Although a great deal of Peru consists of forest (72.8 million hectares), very little (<1%) of the country’s GNP comes from it. Large-scale ranching and agricultural projects began in the early twentieth century, but have never reached the amplitude of such activities in Brazil. However, the Peruvian government, as early as the 1940’s, encouraged settlement in the Amazon to garner wealth from the forest and to relieve social and demographic pressures on the cities. President Belaunde in the 1960’s proposed settlement in the Amazon as an alternative to land redistribution and agrarian reform, all attempts at which were blocked by an alliance of landowners and politicians. The government began by building highways to connect the towns of the Amazon for the purpose of improving access for colonizers. It encouraged the transformation of the rainforest into agricultural land and ranches in what it hoped would be Peru’s “breadbasket,” but the program was ill-conceived. Roads were built into many areas which were unsuited for agriculture. The movement of poor Andean farmers into the Amazon led to uncontrolled deforestation, and it is estimated that 20 million hectares of forest land had been lost by 1999 because of these policies. In the 1970’s some agrarian reform was carried out, to the advantage of cattle ranching, based on an assessment of the suitability of forest lands for various purposes. At this time 38% of land was termed usable for ranching and 51% for agriculture, while zero per cent of the land was considered to “require” protective forest cover, although 11% was deemed “suitable,” a remarkable judgment, since much if not all of this land was forested (Bedoya & Klein, 1996). The government formed agricultural cooperatives which used heavy machinery to cut forest for pasture and to raise rice and corn, but as the soil was compacted by the machinery, yields were very low and the cooperatives failed. Similarly, the Le Tonneau firm, a cattle-ranching operation, caused disastrous deforestation and ecological problems by practicing large-scale mechanized cutting. The use of heavy machinery on the Amazon soils was devastating. Another organization, the Summer Linguistic Institute, was responsible for an increase in extraction and commercial hunting. At present, approximately one-third of Peruvian agricultural land lies in the Amazon.

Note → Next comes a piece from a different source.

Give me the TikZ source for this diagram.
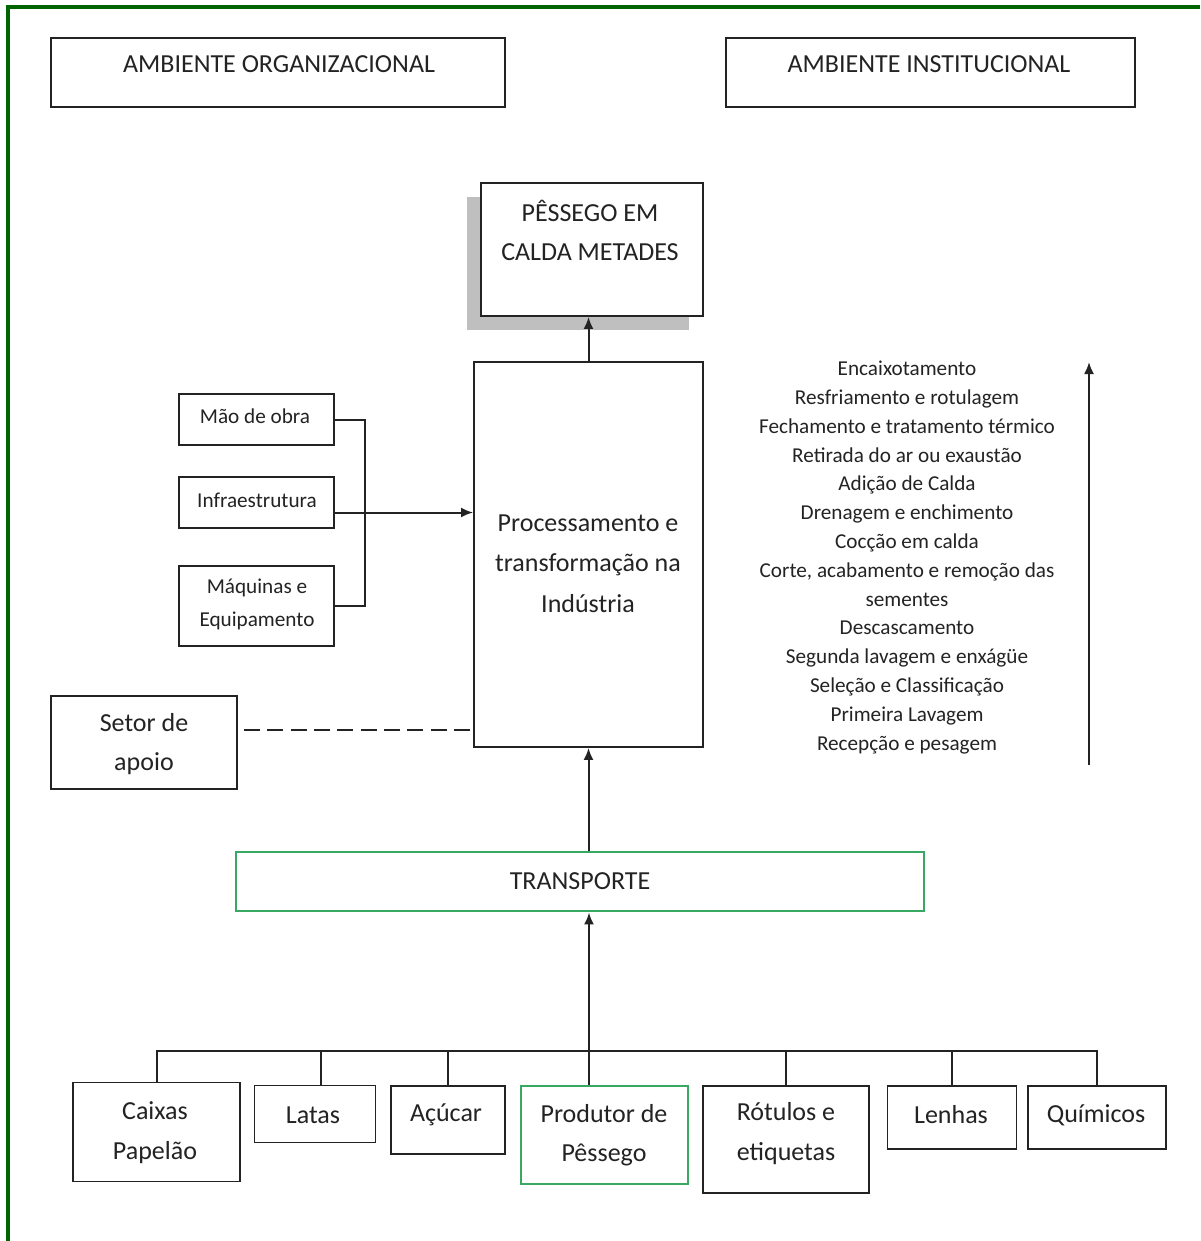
\documentclass[tikz,border=0pt]{standalone}
\usepackage{fontspec}
\setmainfont{Carlito}
\usetikzlibrary{shapes.geometric, arrows, arrows.meta, calc}
\definecolor{verdemoldura}{RGB}{0,100,0}
\definecolor{verdecaixa}{RGB}{56,168,98}
\definecolor{tinta}{RGB}{35,35,35}

\begin{document}
\begin{tikzpicture}[x=0.75pt,y=0.75pt,yscale=-1,xscale=1,
  caixa/.style 2 args={draw=tinta, line width=1.4pt, fill=white, inner sep=0pt, minimum width=#1*0.75pt, minimum height=#2*0.75pt},
  caixaverde/.style 2 args={caixa={#1}{#2}, draw=verdecaixa, line width=2.2pt},
  grande/.style={text=tinta, align=center, font=\fontsize{19.5}{29.5}\selectfont},
  pequeno/.style={text=tinta, align=center, font=\fontsize{15.9}{21.6}\selectfont},
  liga/.style={draw=tinta, line width=1.5pt},
  seta/.style={liga, -{Latex[length=9pt,width=7.5pt]}}]
\useasboundingbox (0,0) rectangle (1200,1241);
%moldura verde (so esquerda e topo aparecem)
\draw [verdemoldura, line width=3pt]  (8,1241) -- (8,7) -- (1200,7) ;
%ambientes
\node [caixa={454}{69}] (org) at (278,72.5) {};
\node [caixa={409}{69}] (inst) at (930.5,72.5) {};
%produto final com sombra
\fill [gray!50] (467,197) rectangle (689,330) ;
\node [caixa={222}{133}] (pessego) at (592,249.5) {};
\node [caixa={229}{385}] (proc) at (588.5,554.5) {};
\node [caixa={155}{51}] (mao) at (256.5,419.5) {};
\node [caixa={155}{51}] (infra) at (256.5,502.5) {};
\node [caixa={155}{80}] (maq) at (256.5,606) {};
\node [caixa={186}{93}] (setor) at (144,742.5) {};
\node [caixaverde={688}{59}] (transp) at (580,881.5) {};
%fornecedores
\node [caixa={167}{99}] (caixas) at (156.5,1132) {};
\node [caixa={121}{57}] (latas) at (315,1114) {};
\node [caixa={114}{68}] (acucar) at (448,1120) {};
\node [caixaverde={167}{98}] (prod) at (604.5,1135) {};
\node [caixa={166}{107}] (rotulos) at (786,1139.5) {};
\node [caixa={129}{63}] (lenhas) at (952,1117.5) {};
\node [caixa={138}{63}] (quimicos) at (1097,1117.5) {};
\coordinate (bus) at (589,1051);
\coordinate (infra-saida) at ($(infra.east)+(0,10)$);
\coordinate (setor-saida) at ($(setor.east)+(6,-12.5)$);
\coordinate (etapas-ini) at (1089,765);
\coordinate (etapas-fim) at (1089,362);
%ligacoes
\draw [seta] (proc.north) -- (proc.north |- pessego.south) ;
\draw [liga] (mao.east) -- ++(30,0) |- (maq.east) ;
\draw [seta] (infra-saida) -- (infra-saida -| proc.west) ;
\draw [liga, dash pattern=on 12pt off 5.5pt] (setor-saida) -- (setor-saida -| proc.west) ;
\draw [seta] (proc.south |- transp.north) -- (proc.south) ;
\draw [liga] (caixas.north) |- (bus) -| (quimicos.north) ;
\draw [liga] (latas.north) ++(6,0) -- ++(0,-35) ;
\foreach \f in {acucar,rotulos,lenhas}
  \draw [liga] (\f.north) -- (\f.north |- bus) ;
\draw [seta] (prod.north -| bus) -- (bus |- transp.south) ;
\draw [seta] (etapas-ini) -- (etapas-fim) ;
%textos
\node [grande] (org-txt) at (279,64) {AMBIENTE ORGANIZACIONAL};
\node [grande] (inst-txt) at (929,64) {AMBIENTE INSTITUCIONAL};
\node [grande] (pessego-txt) at (590,230.5) {PÊSSEGO EM\\CALDA METADES};
\node [grande, font=\fontsize{19.5}{30.5}\selectfont] (proc-txt) at (588,563.5) {Processamento e\\transformação na\\Indústria};
\node [pequeno] (mao-txt) at (255,416) {Mão de obra};
\node [pequeno] (infra-txt) at (257,500) {Infraestrutura};
\node [pequeno, font=\fontsize{15.9}{24.75}\selectfont] (maq-txt) at (257,604.5) {Máquinas e\\Equipamento};
\node [grande] (setor-txt) at (144,744) {Setor de\\apoio};
\node [grande] (transp-txt) at (580,881) {TRANSPORTE};
\node [grande] (caixas-txt) at (155,1132.5) {Caixas\\Papelão};
\node [grande] (latas-txt) at (313,1115) {Latas};
\node [grande] (acucar-txt) at (446,1115) {Açúcar};
\node [grande] (prod-txt) at (604,1135.5) {Produtor de\\Pêssego};
\node [grande] (rotulos-txt) at (786,1133.5) {Rótulos e\\etiquetas};
\node [grande] (lenhas-txt) at (951,1115) {Lenhas};
\node [grande] (quimicos-txt) at (1096,1115) {Químicos};
\node [pequeno] (etapas) at (907,557.5) {Encaixotamento\\Resfriamento e rotulagem\\Fechamento e tratamento térmico\\Retirada do ar ou exaustão\\Adição de Calda\\Drenagem e enchimento\\Cocção em calda\\Corte, acabamento e remoção das\\sementes\\Descascamento\\Segunda lavagem e enxágüe\\Seleção e Classificação\\Primeira Lavagem\\Recepção e pesagem};
\end{tikzpicture}
\end{document}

Oil exploration and pipeline construction has been extensive, and continues even within such protected reserves as the Pacayu-Samaria reserve. Timber extraction has been occurring for a long time, mahogany being a particularly desired wood. Now many other species, formerly in low demand, have become more important in Peruvian wood production as the harder woods become depleted. Even land legally logged has been mismanaged, as government policies do not encourage timber companies to reforest or to log sustainably.
Because of the demand for illegal drugs in many countries, particularly Europe and the United States, much forest has been cut – and continues to be cut – for coca cultivation. In 1964, only 16,000 hectares had been planted, but by 1988, 150,000-200,000 hectares were under cultivation, some of it on steep inclines on denuded soils (Salati, 1993; similar data in Bedoya & Klein, 1996). This activity is next to impossible to eradicate, given its clandestine nature, its control by violent guerilla organizations (mainly the “Shining Path”), and the tremendous amounts of money involved.
Although the Peruvian government has set up a number of reserves in the Amazon, it has failed to provide funds for their maintenance and monitoring. Furthermore, there are many commercial activities within some of these reserves, one of the more notorious being Pacayu-Samaria. Numerous people live within the reserve, and oil and mineral extraction activities are carried on, to the great detriment of the forest. Moreover, the unstable political situation in this country leaves the future of the Peruvian Amazon in doubt.